Even high quality content providers have found it very difficult to remain profitable relying solely on banner ads, with only ubiquitous sites such as Yahoo! finding banner ads to be the path to profits. So what’s a struggling .Com in search of profits supposed to do?
Interrupt the browsing experience with annoying ads, that’s what. The theory here seems to be that since people tolerate such ads in radio or television that they’ll tolerate them on the Web. Michael Tchong, editor of ad newsletter Iconclast, told The New York Times,
Rudely interrupted? Hey, we do that with radio, we do that with any serially served medium.

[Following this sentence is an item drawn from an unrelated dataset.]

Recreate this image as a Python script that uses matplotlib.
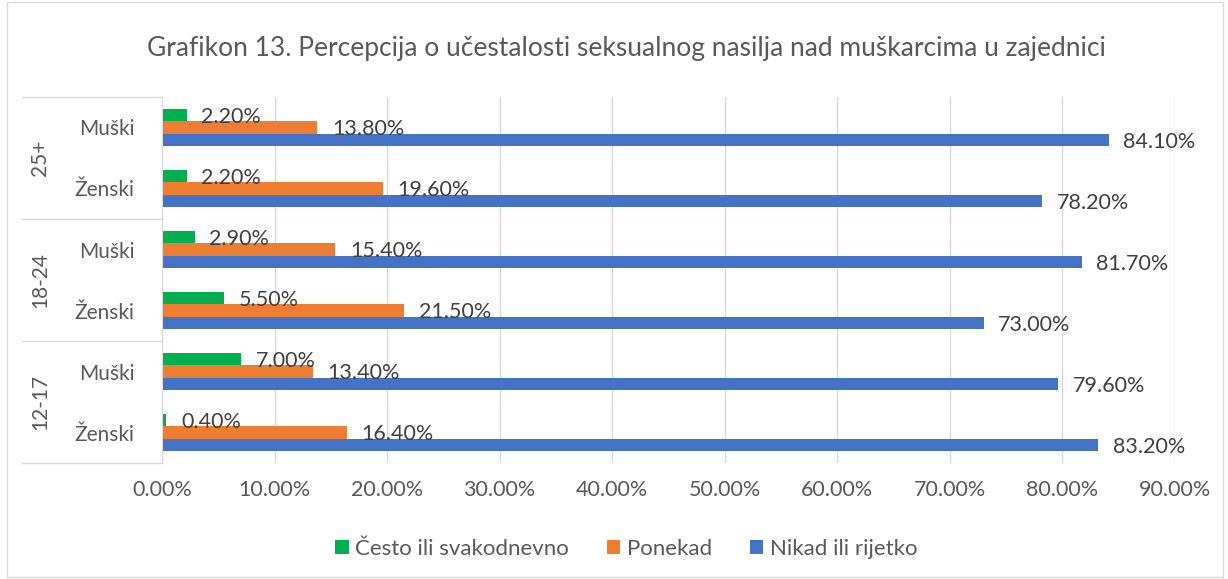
import matplotlib.pyplot as plt
from matplotlib.patches import Rectangle

plt.rcParams['font.family'] = ['Lato', 'DejaVu Sans']

# data (rows from top to bottom)
rows = ['Muški', 'Ženski', 'Muški', 'Ženski', 'Muški', 'Ženski']
groups = ['25+', '18-24', '12-17']
cesto = [2.2, 2.2, 2.9, 5.5, 7.0, 0.4]
ponekad = [13.8, 19.6, 15.4, 21.5, 13.4, 16.4]
nikad = [84.1, 78.2, 81.7, 73.0, 79.6, 83.2]
series_names = ['Često ili svakodnevno', 'Ponekad', 'Nikad ili rijetko']
colors = ['#00B050', '#ED7D31', '#4472C4']

fig = plt.figure(figsize=(12.28, 5.79), dpi=100)
ax = fig.add_axes([0.1319, 0.2003, 0.8249, 0.6322])

y = list(range(len(rows)))
h = 0.2
for vals, off, col, name in zip([cesto, ponekad, nikad], [-h, 0, h], colors, series_names):
    ypos = [v + off for v in y]
    ax.barh(ypos, vals, height=h, color=col, label=name)
    for yy, v in zip(ypos, vals):
        ax.text(v + 1.3, yy + 0.03, '%.2f%%' % v, va='center', ha='left',
                fontsize=15.5, color='#404040')

ax.set_ylim(5.5, -0.5)
ax.set_xlim(0, 90)
ax.set_xticks(range(0, 91, 10))
ax.set_xticklabels(['%.2f%%' % t for t in range(0, 91, 10)])
ax.set_yticks(y)
ax.set_yticklabels(rows)
ax.tick_params(axis='x', length=0, labelsize=15.5, labelcolor='#595959', pad=12)
ax.tick_params(axis='y', length=0, labelsize=15, labelcolor='#595959', pad=20)
ax.grid(axis='x', color='#d9d9d9', linewidth=1)
ax.set_axisbelow(True)
for s in ['top', 'right', 'bottom']:
    ax.spines[s].set_visible(False)
ax.spines['left'].set_color('#d9d9d9')

# group label box
tr = ax.get_yaxis_transform()
for yb in [-0.5, 1.5, 3.5, 5.5]:
    ax.plot([-0.138, 0], [yb, yb], transform=tr, color='#d9d9d9', lw=1, clip_on=False)
for i, g in enumerate(groups):
    ax.text(-0.12, 2 * i + 0.5, g, transform=tr, rotation=90, ha='center', va='center',
            fontsize=15, color='#595959')

fig.text(0.51, 0.917, 'Grafikon 13. Percepcija o učestalosti seksualnog nasilja nad muškarcima u zajednici',
         ha='center', va='center', fontsize=19, color='#595959')

fig.legend(loc='center', bbox_to_anchor=(0.51, 0.052), ncol=3, frameon=False,
           fontsize=16, labelcolor='#595959', handlelength=0.6, handleheight=0.6,
           handletextpad=0.3, columnspacing=1.7)

fig.patches.append(Rectangle((0.006, 0.004), 0.99, 0.992, transform=fig.transFigure,
                             fill=False, edgecolor='#d9d9d9', lw=1))

fig.savefig('out.png', dpi=100)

It’s accepted in other media because they grew up with it.
From personal experience I think Tchong is dead wrong. I grew up watching commercials on television and listening to them on the radio, but that hardly means I tolerate them. In fact, when an ad comes on the radio or television, my first reaction is to change the channel immediately unless there is some compelling reason not to do so (for example, during the Super Bowl).
In fact, when given the choice, people will go out of their way to avoid watching commercials. It might surprise Tchong to learn that people often bring along CDs or cassettes on long drives specifically to avoid ad-infested (and content-limited) commercial radio, and that devices which allow people to zap past commercials during television shows seem to be very popular (such a feature is one of the selling points of Tivo, for example).
On the Web, the person doing the browsing has even more control. If MSNBC.Com throws up an interstitial ad or message, as it frequently does, so what? I’ll just visit a news site that does not waste my time. Especially if the site begins serving up so-called “superstitial” ads — ads that contain animation and audio akin to a television commercial.
The one thing I absolutely detest are web sites that insist on playing some sort of audio message or god-awful MIDI file when I visit them. Superstitials definitely fall into the “it’s a bug not a feature” category.
The major long-term effect of more interstitial and superstitial ads would probably be to give more impetus to software which blocks all advertisements. Software to block banner ads already exists today, but few people go to the bother of downloading and installing such software. Why? Largely because banner ads are not terribly intrusive.
Start throwing up 30-second ads complete with animation and sound, however, and suddenly it might be worth my time to start using such a program. Get enough people using such programs, and today’s much bemoaned low click-through rate for Web advertisements might turn out to be a high water mark for Internet advertising.